Et pourtant, le combat continue. Grâce au film de Pierre Jolivet, elle n’espère pas seulement nous en apprendre sur le fonctionnement de l’agriculture intensive, mais aussi sur le fait que dans cette histoire, « les agricultrices et agriculteurs ne sont que des pions, au détriment desquels d’immenses richesses se créent dans leur dos », explique l’infatigable journaliste dans les notes de production.

Si le réalisateur parle d’elle comme d’un « passeport » sur le tournage, Inès Léraud, qui a cosigné le scénario, rappelle que de nombreuses municipalités leur ont refusé de poser un pied de caméra. Et alors que les avant-premières dans la région ont affiché complet - preuve, selon la journaliste dans Télérama, « que les gens aspirent à la vérité » -, Politis explique que Loïg Chesnais-Girard a refusé que le film soit projeté au Conseil régional de Bretagne, malgré l’aide financière de la région apportée à sa réalisation.

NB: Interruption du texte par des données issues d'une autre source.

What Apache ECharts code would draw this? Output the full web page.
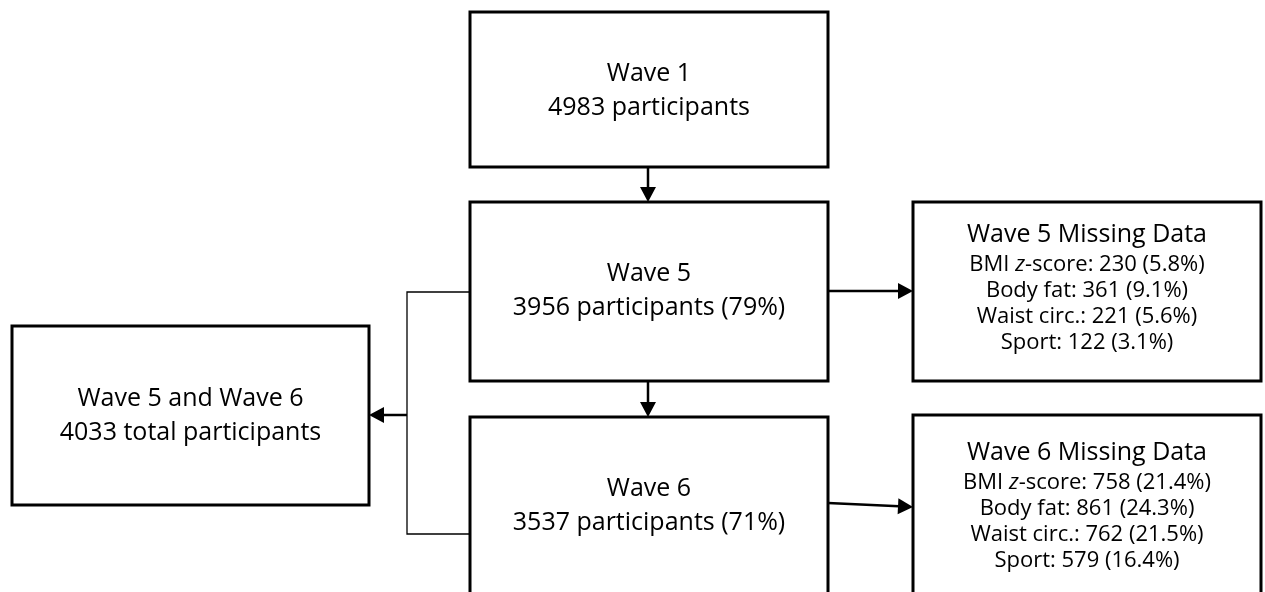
<!DOCTYPE html>
<html><head><meta charset="utf-8">
<script src="https://cdn.jsdelivr.net/npm/echarts@6/dist/echarts.min.js"></script>
<style>html,body{margin:0;padding:0;background:#fff;overflow:hidden}#chart{width:1265px;height:592px}</style>
</head><body><div id="chart"></div>
<script>
// ---------- data ----------
const waveNames = ['Wave 1', 'Wave 5', 'Wave 6'];
const waveParticipants = [4983, 3956, 3537];
const waveRetentionPct = [null, 79, 71];
const combinedName = 'Wave 5 and Wave 6';
const combinedParticipants = 4033;
const missingVariables = ['BMI z-score', 'Body fat', 'Waist circ.', 'Sport'];
const missingWave5Count = [230, 361, 221, 122];
const missingWave5Pct = [5.8, 9.1, 5.6, 3.1];
const missingWave6Count = [758, 861, 762, 579];
const missingWave6Pct = [21.4, 24.3, 21.5, 16.4];

// ---------- layout (canvas units) ----------
const FONT = '"Open Sans", sans-serif';
const MAIN_SIZE = 25, SUB_SIZE = 22;
const boxLayout = {
  w1:  {rect: [470, 12, 828, 167], dy: 1},
  w5:  {rect: [470, 202, 828, 381], dy: -1},
  w6:  {rect: [470, 417, 828, 594], dy: 0},
  m5:  {rect: [913, 202, 1261, 381], dy: -5},
  m6:  {rect: [913, 415, 1261, 594], dy: 0},
  all: {rect: [12, 326, 369, 505], dy: 0}
};
const edgeLayout = [
  {pts: [[648, 167], [648, 202]], arrow: true, w: 2.5},
  {pts: [[648, 381], [648, 417]], arrow: true, w: 2.5},
  {pts: [[828, 291], [913, 291]], arrow: true, w: 2.5},
  {pts: [[828, 503], [913, 507]], arrow: true, w: 2.5},
  {pts: [[470, 292], [407, 292], [407, 534], [470, 534]], arrow: false, w: 1.3},
  {pts: [[407, 415], [369, 415]], arrow: true, w: 2.5}
];

// ---------- text built from data ----------
function waveText(i) {
  const pct = waveRetentionPct[i] == null ? '' : ' (' + waveRetentionPct[i] + '%)';
  return '{m|' + waveNames[i] + '}\n{m|' + waveParticipants[i] + ' participants' + pct + '}';
}
function varRich(name) {
  const m = name.match(/^(.*\s)z(-score)$/);
  if (m) return '{s|' + m[1] + '}{si|z}{s|' + m[2];
  return '{s|' + name;
}
function missingText(wave, counts, pcts) {
  let t = '{t|' + wave + ' Missing Data}';
  missingVariables.forEach((v, k) => {
    t += '\n' + varRich(v) + ': ' + counts[k] + ' (' + pcts[k].toFixed(1) + '%)}';
  });
  return t;
}
const nodes = [
  {key: 'w1', text: waveText(0)},
  {key: 'w5', text: waveText(1)},
  {key: 'w6', text: waveText(2)},
  {key: 'm5', text: missingText(waveNames[1], missingWave5Count, missingWave5Pct)},
  {key: 'm6', text: missingText(waveNames[2], missingWave6Count, missingWave6Pct)},
  {key: 'all', text: '{m|' + combinedName + '}\n{m|' + combinedParticipants + ' total participants}'}
];

const rich = {
  m:  {fontFamily: FONT, fontSize: MAIN_SIZE, lineHeight: 34, fill: '#000'},
  t:  {fontFamily: FONT, fontSize: MAIN_SIZE, lineHeight: 34, fill: '#000'},
  s:  {fontFamily: FONT, fontSize: SUB_SIZE, lineHeight: 26, fill: '#000'},
  si: {fontFamily: FONT, fontSize: SUB_SIZE, lineHeight: 26, fontStyle: 'italic', fill: '#000'}
};

function renderNode(params, api) {
  const n = nodes[params.dataIndex];
  const L = boxLayout[n.key];
  const p0 = api.coord([L.rect[0], L.rect[1]]);
  const p1 = api.coord([L.rect[2], L.rect[3]]);
  const cx = (p0[0] + p1[0]) / 2, cy = (p0[1] + p1[1]) / 2 + L.dy;
  return {
    type: 'group',
    children: [
      {type: 'rect', shape: {x: p0[0], y: p0[1], width: p1[0] - p0[0], height: p1[1] - p0[1]},
       style: {fill: '#fff', stroke: '#000', lineWidth: 3}},
      {type: 'text', style: {text: n.text, rich: rich, x: cx, y: cy, align: 'center', verticalAlign: 'middle',
        fontFamily: FONT, fontSize: MAIN_SIZE, fill: '#000'}}
    ]
  };
}

function renderEdge(params, api) {
  const e = edgeLayout[params.dataIndex];
  const pts = e.pts.map(p => api.coord(p));
  const children = [];
  if (e.arrow) {
    const a = pts[pts.length - 2], b = pts[pts.length - 1];
    const dx = b[0] - a[0], dy = b[1] - a[1];
    const len = Math.sqrt(dx * dx + dy * dy);
    const ux = dx / len, uy = dy / len;
    const hl = 15, hw = 8;
    const base = [b[0] - ux * hl, b[1] - uy * hl];
    const linePts = pts.slice(0, -1).concat([[base[0] + ux * 1, base[1] + uy * 1]]);
    children.push({type: 'polyline', shape: {points: linePts}, style: {stroke: '#000', lineWidth: e.w, fill: null}});
    children.push({type: 'polygon', shape: {points: [b, [base[0] - uy * hw, base[1] + ux * hw], [base[0] + uy * hw, base[1] - ux * hw]]},
      style: {fill: '#000', stroke: null}});
  } else {
    children.push({type: 'polyline', shape: {points: pts}, style: {stroke: '#000', lineWidth: e.w, fill: null}});
  }
  return {type: 'group', children: children};
}

const chart = echarts.init(document.getElementById('chart'), null, {renderer: 'canvas'});
chart.setOption({
  animation: false,
  backgroundColor: '#fff',
  grid: {left: 0, right: 0, top: 0, bottom: 0},
  xAxis: {type: 'value', min: 0, max: 1265, show: false},
  yAxis: {type: 'value', min: 0, max: 592, inverse: true, show: false},
  series: [
    {type: 'custom', renderItem: renderEdge, data: edgeLayout.map((e, i) => [i]), clip: false, silent: true},
    {type: 'custom', renderItem: renderNode, data: nodes.map((n, i) => [i]), clip: false, silent: true}
  ]
});
</script></body></html>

L’information fait sourire Inès Léraud qui ne perd pas d’un œil sa mission, toujours dans cette Bretagne qu’elle n’a pas l’intention de quitter. Son nouveau projet : une bande dessinée sur le remembrement rural, époque de bouleversement du paysage pendant laquelle « on a arraché beaucoup d’arbres et de haies pour que les terres puissent être cultivées par de grosses machines », précise-t-elle dans le magazine ELLE. L’alerte est toujours au vert.